14 — Implementation notes for the generator (instructions for the AI implementing this prompt)

  • Parse the source file to extract declarations and signatures before generating comments. Prefer an AST when available; if not, use robust regexes with conservative fallbacks.
  • For each symbol:

  • Generate tags following the canonical ordering (Section 4).

  • Fill @throws, @note, @warning with None if inapplicable.
  • For templates, include @tparam and describe constraints.
  • For each parameter, inspect type to infer direction:

    • pointer to non-const ⇒ likely @param[out] or @param[in,out] depending on name and usage (if unknown, prefer in,out and add a FIXME).
    • const pointer/reference ⇒ @param[in].
    • return by non-const reference ⇒ usually @param[out] for the parameter and @return for function when appropriate — be conservative, and add FIXME if ambiguous.
    • Ownership language: if variable name contains owner/owns/unique_ptr/std::unique_ptr, document as owner. If raw pointer and no visible ownership, document as observer.
    • Thread-safety: include explicit statement only when code or repo docs indicate it. Otherwise include @note Not thread-safe unless externally synchronized. where appropriate.
    • When inferring error codes or exceptional behavior, prefer not to claim exceptions. If the code returns sentinel values (e.g., -1), document the sentinel only if visible in the implementation or header comment.
    • Do not consult external knowledge to invent behavior. Use only repository artifacts and inline code context.

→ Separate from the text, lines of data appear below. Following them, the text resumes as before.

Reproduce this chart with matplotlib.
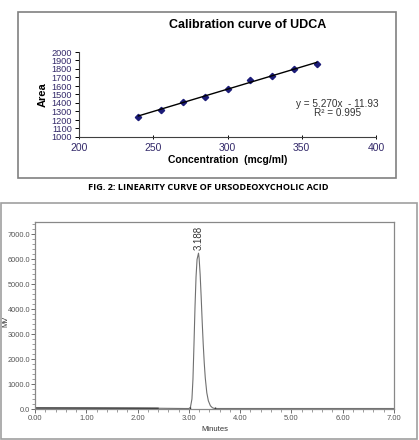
import numpy as np
import matplotlib
matplotlib.use("Agg")
import matplotlib.pyplot as plt
from matplotlib.patches import Rectangle

plt.rcParams['font.family'] = ['Liberation Sans', 'DejaVu Sans']

# ---- calibration data ----
conc = [240, 255, 270, 285, 300, 315, 330, 345, 360]
area = [1240, 1322, 1416, 1468, 1568, 1672, 1722, 1795, 1862]
eq_text = "y = 5.270x  - 11.93"
r2_text = "R² = 0.995"
x_ticks_top = [200, 250, 300, 350, 400]
y_ticks_top = list(range(1000, 2001, 100))

# ---- chromatogram data ----
t_min = [0.00, 1.00, 2.00, 2.40, 2.90, 3.00, 3.03, 3.06, 3.08, 3.10, 3.12, 3.14,
         3.16, 3.188, 3.20, 3.22, 3.24, 3.26, 3.28, 3.30, 3.32, 3.35, 3.38,
         3.42, 3.46, 3.50, 4.00, 5.00, 6.00, 7.00]
signal = [40, 40, 35, 30, 20, 20, 60, 400, 1200, 2600, 4100, 5300,
          6000, 6250, 6050, 5400, 4500, 3500, 2600, 1850, 1250, 650, 330,
          130, 50, 20, 20, 20, 20, 20]
peak_label = "3.188"
x_ticks_bot = [0, 1, 2, 3, 4, 5, 6, 7]
y_ticks_bot = [0, 1000, 2000, 3000, 4000, 5000, 6000, 7000]

W, H = 419, 440
fig = plt.figure(figsize=(W / 100, H / 100), dpi=100)

def fx(px):
    return px / W

def fy(py):
    return 1 - py / H

# panel borders
fig.patches.append(Rectangle((fx(18), fy(178)), fx(378), 166 / H, transform=fig.transFigure,
                             fill=False, edgecolor='#808080', linewidth=1.2))
fig.patches.append(Rectangle((fx(1), fy(439)), fx(416), 236 / H, transform=fig.transFigure,
                             fill=False, edgecolor='#a0a0a0', linewidth=1.2))

# ---- top chart ----
tick_col = '#33296a'
ax1 = fig.add_axes([fx(79), fy(137), fx(297), (137 - 52) / H])
ax1.plot(conc, area, linestyle='none', marker='D', markersize=3.2,
         color='#1c1c78')
coef = np.polyfit(conc, area, 1)
xs = np.array([min(conc), max(conc)])
ax1.plot(xs, np.polyval(coef, xs), color='black', linewidth=1.0)
ax1.set_xlim(200, 400)
ax1.set_ylim(1000, 2000)
ax1.set_xticks(x_ticks_top)
ax1.set_yticks(y_ticks_top)
for s in ['top', 'right']:
    ax1.spines[s].set_visible(False)
for s in ['left', 'bottom']:
    ax1.spines[s].set_color('#404040')
    ax1.spines[s].set_linewidth(0.8)
ax1.tick_params(axis='y', labelsize=6.6, labelcolor=tick_col, length=3, width=0.7, pad=2)
ax1.tick_params(axis='x', labelsize=7.5, labelcolor=tick_col, length=3, width=0.7,
                direction='inout', pad=3)
ax1.set_xlabel("Concentration  (mcg/ml)", fontsize=7.5, fontweight='bold', labelpad=1)
ax1.set_ylabel("Area", fontsize=8, fontweight='bold', labelpad=3)
ax1.text(374, 1388, eq_text, ha='center', va='center', fontsize=7.2, color='#333333')
ax1.text(374, 1282, r2_text, ha='center', va='center', fontsize=7.2, color='#333333')
fig.text(fx(248), fy(25), "Calibration curve of UDCA", ha='center', va='center',
         fontsize=9, fontweight='bold')

# caption
fig.text(fx(208), fy(188), "FIG. 2: LINEARITY CURVE OF URSODEOXYCHOLIC ACID",
         ha='center', va='center', fontsize=6.6, fontweight='bold',
         family=['Open Sans', 'DejaVu Sans'], fontstretch='condensed')

# ---- bottom chart ----
gcol = '#555555'
ax2 = fig.add_axes([fx(35), fy(409), fx(359), (409 - 222) / H])
ax2.plot(t_min, signal, color='#707070', linewidth=0.8)
ax2.plot([0, 2.4], [40, 30], color='#303030', linewidth=0.9)
ax2.plot([3.03, 3.5], [20, 20], color='#303030', linewidth=0.6)
ax2.plot([3.03, 3.5], [20, 20], linestyle='none', marker='|', markersize=3, color='#303030')
ax2.set_xlim(0, 7)
ax2.set_ylim(0, 7500)
ax2.set_xticks(x_ticks_bot)
ax2.set_xticklabels([f"{v:.2f}" for v in x_ticks_bot])
ax2.set_yticks(y_ticks_bot)
ax2.set_yticklabels([f"{v:.1f}" for v in y_ticks_bot])
ax2.set_xticks(np.arange(0, 7.01, 0.2), minor=True)
ax2.set_yticks(np.arange(0, 7501, 200), minor=True)
for s in ax2.spines.values():
    s.set_color('#888888')
    s.set_linewidth(0.9)
ax2.tick_params(axis='x', which='major', labelsize=5.5, labelcolor=gcol, color='#555555',
                length=3, width=0.6, pad=1.5)
ax2.tick_params(axis='y', which='major', labelsize=5.3, labelcolor=gcol, color='#555555',
                length=3, width=0.6, pad=0.5)
ax2.tick_params(axis='both', which='minor', color='#777777', length=2, width=0.5)
ax2.set_xlabel("Minutes", fontsize=5.5, color='#333333', labelpad=3)
fig.text(fx(6), fy(321), "MV", rotation=90, ha='center', va='center',
         fontsize=5.3, color='#333333')
ax2.annotate(peak_label, xy=(3.188, 6250), xytext=(0, 2), textcoords='offset points',
             rotation=90, ha='center', va='bottom', fontsize=7, color='#333333')

fig.savefig("out.png", dpi=100)
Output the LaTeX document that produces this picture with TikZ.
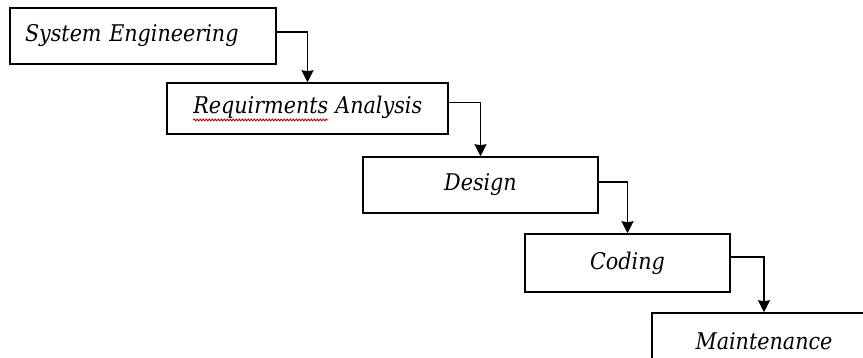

15 — Git metadata & author fields

  • If the agent has access to git via an external tool, populate:

  • @author ← git --format="%an"

  • @date ← date of last commit touching the file (ISO 8601)
  • @version ← last tag or short commit hash
  • If no git info available, set fields to "N/A".

16 — Output quality & rewrite policy (strictness)

  • This prompt is strong-constraint: any deviation from mandatory checks must trigger an automatic rewrite.
  • The generator should attempt up to 3 automatic refinement passes per file to satisfy the validation rules before returning results to the user.
  • If, after 3 passes, the code still fails validation due to ambiguous code, include FIXME notes and a short summary explaining what could not be determined and why.

17 — Example workflow for the AI consumer (summary)

  1. Parse file → collect symbols and signatures.
  2. Generate file-level header.
  3. For each symbol generate comment block per the templates.
  4. Run validation checks (Section 12).
  5. If checks fail, rewrite (up to 3 passes). If still failing, add FIXME and explanation.
  6. Return the modified file with comments inserted, and a short machine-readable report of checks (JSON recommended).

Return an object with fields:

{
  "file": "path/to/file.h",
  "generated_comments": N,
  "errors": [
    {"symbol": "foo()", "check": "line_length", "message": "line > 100 chars"}
  ],
  "fixme_count": M
}

19 — Quick checklist for reviewers (human)

  • Is @brief clear and in present tense?
  • Do @param entries match signature order and include direction?
  • Is @return present only for non-void functions?
  • Are units / ranges specified where applicable?
  • Are enums, structs, and members documented?
  • Are lines ≤ 100 chars and stars aligned?
  • Are any FIXME notes present? If so, are they justified?